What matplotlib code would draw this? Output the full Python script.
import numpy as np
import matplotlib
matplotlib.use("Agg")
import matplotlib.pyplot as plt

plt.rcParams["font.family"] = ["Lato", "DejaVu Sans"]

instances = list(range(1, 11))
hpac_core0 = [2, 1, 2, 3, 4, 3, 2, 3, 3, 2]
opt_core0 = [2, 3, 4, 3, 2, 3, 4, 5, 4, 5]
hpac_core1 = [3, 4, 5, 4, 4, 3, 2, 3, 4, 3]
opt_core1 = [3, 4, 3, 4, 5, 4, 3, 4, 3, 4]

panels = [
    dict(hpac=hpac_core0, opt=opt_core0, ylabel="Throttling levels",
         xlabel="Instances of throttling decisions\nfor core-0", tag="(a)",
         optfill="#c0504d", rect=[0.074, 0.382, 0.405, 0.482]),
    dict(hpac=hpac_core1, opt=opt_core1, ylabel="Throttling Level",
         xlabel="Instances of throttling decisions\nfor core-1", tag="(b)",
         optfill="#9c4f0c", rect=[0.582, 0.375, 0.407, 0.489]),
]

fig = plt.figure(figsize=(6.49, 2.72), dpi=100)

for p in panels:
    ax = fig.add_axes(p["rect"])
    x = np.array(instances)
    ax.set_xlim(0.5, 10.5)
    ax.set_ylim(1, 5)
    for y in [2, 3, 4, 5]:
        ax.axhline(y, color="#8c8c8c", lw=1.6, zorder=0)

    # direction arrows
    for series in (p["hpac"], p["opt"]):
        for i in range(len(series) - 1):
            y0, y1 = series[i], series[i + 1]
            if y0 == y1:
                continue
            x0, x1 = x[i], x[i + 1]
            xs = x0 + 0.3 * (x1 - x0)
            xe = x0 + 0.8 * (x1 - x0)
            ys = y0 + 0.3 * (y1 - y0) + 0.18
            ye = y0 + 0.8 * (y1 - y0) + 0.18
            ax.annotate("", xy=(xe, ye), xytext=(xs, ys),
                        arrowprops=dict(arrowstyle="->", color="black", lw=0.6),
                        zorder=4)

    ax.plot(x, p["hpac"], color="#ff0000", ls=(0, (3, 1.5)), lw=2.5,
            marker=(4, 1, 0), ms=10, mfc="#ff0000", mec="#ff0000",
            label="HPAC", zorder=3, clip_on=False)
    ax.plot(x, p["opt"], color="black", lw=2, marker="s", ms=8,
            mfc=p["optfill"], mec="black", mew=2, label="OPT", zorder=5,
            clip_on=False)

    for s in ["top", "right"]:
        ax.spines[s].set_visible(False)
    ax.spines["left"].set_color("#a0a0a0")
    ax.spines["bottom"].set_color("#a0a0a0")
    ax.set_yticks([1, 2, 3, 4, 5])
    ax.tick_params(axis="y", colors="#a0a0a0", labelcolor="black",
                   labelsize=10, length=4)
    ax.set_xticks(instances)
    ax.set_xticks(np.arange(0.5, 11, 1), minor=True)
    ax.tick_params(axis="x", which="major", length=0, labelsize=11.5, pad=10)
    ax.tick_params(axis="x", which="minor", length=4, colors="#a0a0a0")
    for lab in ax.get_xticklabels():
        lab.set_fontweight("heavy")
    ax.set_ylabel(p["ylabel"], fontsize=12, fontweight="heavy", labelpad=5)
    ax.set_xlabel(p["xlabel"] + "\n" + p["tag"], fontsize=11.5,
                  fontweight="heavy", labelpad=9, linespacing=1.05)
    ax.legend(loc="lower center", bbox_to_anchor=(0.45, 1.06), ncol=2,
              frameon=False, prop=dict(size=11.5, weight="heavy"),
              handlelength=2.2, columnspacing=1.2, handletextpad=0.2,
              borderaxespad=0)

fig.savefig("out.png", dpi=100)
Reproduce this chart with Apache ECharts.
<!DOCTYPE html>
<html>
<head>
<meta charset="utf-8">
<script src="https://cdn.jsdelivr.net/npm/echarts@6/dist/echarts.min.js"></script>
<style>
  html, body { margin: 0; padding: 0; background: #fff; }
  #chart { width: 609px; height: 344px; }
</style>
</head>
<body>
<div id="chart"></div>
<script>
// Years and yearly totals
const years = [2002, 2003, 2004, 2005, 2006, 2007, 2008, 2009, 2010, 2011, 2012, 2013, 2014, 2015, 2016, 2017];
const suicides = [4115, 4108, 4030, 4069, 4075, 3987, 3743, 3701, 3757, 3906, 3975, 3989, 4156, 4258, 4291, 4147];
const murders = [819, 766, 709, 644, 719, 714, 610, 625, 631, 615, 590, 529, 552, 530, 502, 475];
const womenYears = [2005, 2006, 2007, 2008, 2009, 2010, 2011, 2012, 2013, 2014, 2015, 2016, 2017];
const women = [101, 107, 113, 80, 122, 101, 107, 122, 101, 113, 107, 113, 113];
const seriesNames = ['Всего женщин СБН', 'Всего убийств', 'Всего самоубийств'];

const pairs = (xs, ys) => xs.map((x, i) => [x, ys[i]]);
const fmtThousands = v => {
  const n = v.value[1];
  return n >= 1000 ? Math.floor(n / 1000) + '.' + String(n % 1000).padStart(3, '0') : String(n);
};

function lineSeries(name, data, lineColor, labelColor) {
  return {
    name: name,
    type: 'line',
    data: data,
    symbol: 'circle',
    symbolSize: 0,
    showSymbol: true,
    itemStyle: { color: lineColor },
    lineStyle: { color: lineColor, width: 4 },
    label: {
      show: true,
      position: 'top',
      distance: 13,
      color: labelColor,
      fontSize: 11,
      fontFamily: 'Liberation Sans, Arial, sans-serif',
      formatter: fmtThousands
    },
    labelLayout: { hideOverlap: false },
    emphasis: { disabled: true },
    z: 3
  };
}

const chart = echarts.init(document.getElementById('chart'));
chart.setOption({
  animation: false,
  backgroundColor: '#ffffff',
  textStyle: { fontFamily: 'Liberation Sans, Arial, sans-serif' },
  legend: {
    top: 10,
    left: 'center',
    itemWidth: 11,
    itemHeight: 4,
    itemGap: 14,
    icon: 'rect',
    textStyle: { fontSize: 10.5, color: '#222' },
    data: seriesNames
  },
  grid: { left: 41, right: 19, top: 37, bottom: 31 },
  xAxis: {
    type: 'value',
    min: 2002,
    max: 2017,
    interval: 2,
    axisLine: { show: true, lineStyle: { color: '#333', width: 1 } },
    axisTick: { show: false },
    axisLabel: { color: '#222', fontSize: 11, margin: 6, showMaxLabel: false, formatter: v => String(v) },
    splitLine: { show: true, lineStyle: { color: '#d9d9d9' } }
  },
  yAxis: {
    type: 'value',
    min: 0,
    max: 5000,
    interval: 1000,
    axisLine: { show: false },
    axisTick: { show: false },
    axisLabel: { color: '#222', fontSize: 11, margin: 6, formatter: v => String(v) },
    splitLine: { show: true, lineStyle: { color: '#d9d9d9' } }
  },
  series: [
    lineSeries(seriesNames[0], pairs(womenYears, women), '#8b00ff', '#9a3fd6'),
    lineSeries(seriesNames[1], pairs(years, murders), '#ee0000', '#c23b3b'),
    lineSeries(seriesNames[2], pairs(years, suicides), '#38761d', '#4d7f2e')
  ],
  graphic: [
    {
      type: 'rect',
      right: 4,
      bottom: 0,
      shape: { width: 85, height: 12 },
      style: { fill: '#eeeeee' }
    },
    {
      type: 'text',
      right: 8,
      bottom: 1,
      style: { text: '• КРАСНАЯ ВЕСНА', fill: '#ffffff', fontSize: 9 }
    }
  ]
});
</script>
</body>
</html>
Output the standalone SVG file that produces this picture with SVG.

------------

THE EXERCISE — Every entry must be output again, exactly as written above.

FULL ANSWER —
What matplotlib code would draw this? Output the full Python script.
import numpy as np
import matplotlib
matplotlib.use("Agg")
import matplotlib.pyplot as plt

plt.rcParams["font.family"] = ["Lato", "DejaVu Sans"]

instances = list(range(1, 11))
hpac_core0 = [2, 1, 2, 3, 4, 3, 2, 3, 3, 2]
opt_core0 = [2, 3, 4, 3, 2, 3, 4, 5, 4, 5]
hpac_core1 = [3, 4, 5, 4, 4, 3, 2, 3, 4, 3]
opt_core1 = [3, 4, 3, 4, 5, 4, 3, 4, 3, 4]

panels = [
    dict(hpac=hpac_core0, opt=opt_core0, ylabel="Throttling levels",
         xlabel="Instances of throttling decisions\nfor core-0", tag="(a)",
         optfill="#c0504d", rect=[0.074, 0.382, 0.405, 0.482]),
    dict(hpac=hpac_core1, opt=opt_core1, ylabel="Throttling Level",
         xlabel="Instances of throttling decisions\nfor core-1", tag="(b)",
         optfill="#9c4f0c", rect=[0.582, 0.375, 0.407, 0.489]),
]

fig = plt.figure(figsize=(6.49, 2.72), dpi=100)

for p in panels:
    ax = fig.add_axes(p["rect"])
    x = np.array(instances)
    ax.set_xlim(0.5, 10.5)
    ax.set_ylim(1, 5)
    for y in [2, 3, 4, 5]:
        ax.axhline(y, color="#8c8c8c", lw=1.6, zorder=0)

    # direction arrows
    for series in (p["hpac"], p["opt"]):
        for i in range(len(series) - 1):
            y0, y1 = series[i], series[i + 1]
            if y0 == y1:
                continue
            x0, x1 = x[i], x[i + 1]
            xs = x0 + 0.3 * (x1 - x0)
            xe = x0 + 0.8 * (x1 - x0)
            ys = y0 + 0.3 * (y1 - y0) + 0.18
            ye = y0 + 0.8 * (y1 - y0) + 0.18
            ax.annotate("", xy=(xe, ye), xytext=(xs, ys),
                        arrowprops=dict(arrowstyle="->", color="black", lw=0.6),
                        zorder=4)

    ax.plot(x, p["hpac"], color="#ff0000", ls=(0, (3, 1.5)), lw=2.5,
            marker=(4, 1, 0), ms=10, mfc="#ff0000", mec="#ff0000",
            label="HPAC", zorder=3, clip_on=False)
    ax.plot(x, p["opt"], color="black", lw=2, marker="s", ms=8,
            mfc=p["optfill"], mec="black", mew=2, label="OPT", zorder=5,
            clip_on=False)

    for s in ["top", "right"]:
        ax.spines[s].set_visible(False)
    ax.spines["left"].set_color("#a0a0a0")
    ax.spines["bottom"].set_color("#a0a0a0")
    ax.set_yticks([1, 2, 3, 4, 5])
    ax.tick_params(axis="y", colors="#a0a0a0", labelcolor="black",
                   labelsize=10, length=4)
    ax.set_xticks(instances)
    ax.set_xticks(np.arange(0.5, 11, 1), minor=True)
    ax.tick_params(axis="x", which="major", length=0, labelsize=11.5, pad=10)
    ax.tick_params(axis="x", which="minor", length=4, colors="#a0a0a0")
    for lab in ax.get_xticklabels():
        lab.set_fontweight("heavy")
    ax.set_ylabel(p["ylabel"], fontsize=12, fontweight="heavy", labelpad=5)
    ax.set_xlabel(p["xlabel"] + "\n" + p["tag"], fontsize=11.5,
                  fontweight="heavy", labelpad=9, linespacing=1.05)
    ax.legend(loc="lower center", bbox_to_anchor=(0.45, 1.06), ncol=2,
              frameon=False, prop=dict(size=11.5, weight="heavy"),
              handlelength=2.2, columnspacing=1.2, handletextpad=0.2,
              borderaxespad=0)

fig.savefig("out.png", dpi=100)
Reproduce this chart with Apache ECharts.
<!DOCTYPE html>
<html>
<head>
<meta charset="utf-8">
<script src="https://cdn.jsdelivr.net/npm/echarts@6/dist/echarts.min.js"></script>
<style>
  html, body { margin: 0; padding: 0; background: #fff; }
  #chart { width: 609px; height: 344px; }
</style>
</head>
<body>
<div id="chart"></div>
<script>
// Years and yearly totals
const years = [2002, 2003, 2004, 2005, 2006, 2007, 2008, 2009, 2010, 2011, 2012, 2013, 2014, 2015, 2016, 2017];
const suicides = [4115, 4108, 4030, 4069, 4075, 3987, 3743, 3701, 3757, 3906, 3975, 3989, 4156, 4258, 4291, 4147];
const murders = [819, 766, 709, 644, 719, 714, 610, 625, 631, 615, 590, 529, 552, 530, 502, 475];
const womenYears = [2005, 2006, 2007, 2008, 2009, 2010, 2011, 2012, 2013, 2014, 2015, 2016, 2017];
const women = [101, 107, 113, 80, 122, 101, 107, 122, 101, 113, 107, 113, 113];
const seriesNames = ['Всего женщин СБН', 'Всего убийств', 'Всего самоубийств'];

const pairs = (xs, ys) => xs.map((x, i) => [x, ys[i]]);
const fmtThousands = v => {
  const n = v.value[1];
  return n >= 1000 ? Math.floor(n / 1000) + '.' + String(n % 1000).padStart(3, '0') : String(n);
};

function lineSeries(name, data, lineColor, labelColor) {
  return {
    name: name,
    type: 'line',
    data: data,
    symbol: 'circle',
    symbolSize: 0,
    showSymbol: true,
    itemStyle: { color: lineColor },
    lineStyle: { color: lineColor, width: 4 },
    label: {
      show: true,
      position: 'top',
      distance: 13,
      color: labelColor,
      fontSize: 11,
      fontFamily: 'Liberation Sans, Arial, sans-serif',
      formatter: fmtThousands
    },
    labelLayout: { hideOverlap: false },
    emphasis: { disabled: true },
    z: 3
  };
}

const chart = echarts.init(document.getElementById('chart'));
chart.setOption({
  animation: false,
  backgroundColor: '#ffffff',
  textStyle: { fontFamily: 'Liberation Sans, Arial, sans-serif' },
  legend: {
    top: 10,
    left: 'center',
    itemWidth: 11,
    itemHeight: 4,
    itemGap: 14,
    icon: 'rect',
    textStyle: { fontSize: 10.5, color: '#222' },
    data: seriesNames
  },
  grid: { left: 41, right: 19, top: 37, bottom: 31 },
  xAxis: {
    type: 'value',
    min: 2002,
    max: 2017,
    interval: 2,
    axisLine: { show: true, lineStyle: { color: '#333', width: 1 } },
    axisTick: { show: false },
    axisLabel: { color: '#222', fontSize: 11, margin: 6, showMaxLabel: false, formatter: v => String(v) },
    splitLine: { show: true, lineStyle: { color: '#d9d9d9' } }
  },
  yAxis: {
    type: 'value',
    min: 0,
    max: 5000,
    interval: 1000,
    axisLine: { show: false },
    axisTick: { show: false },
    axisLabel: { color: '#222', fontSize: 11, margin: 6, formatter: v => String(v) },
    splitLine: { show: true, lineStyle: { color: '#d9d9d9' } }
  },
  series: [
    lineSeries(seriesNames[0], pairs(womenYears, women), '#8b00ff', '#9a3fd6'),
    lineSeries(seriesNames[1], pairs(years, murders), '#ee0000', '#c23b3b'),
    lineSeries(seriesNames[2], pairs(years, suicides), '#38761d', '#4d7f2e')
  ],
  graphic: [
    {
      type: 'rect',
      right: 4,
      bottom: 0,
      shape: { width: 85, height: 12 },
      style: { fill: '#eeeeee' }
    },
    {
      type: 'text',
      right: 8,
      bottom: 1,
      style: { text: '• КРАСНАЯ ВЕСНА', fill: '#ffffff', fontSize: 9 }
    }
  ]
});
</script>
</body>
</html>
Output the standalone SVG file that produces this picture with SVG.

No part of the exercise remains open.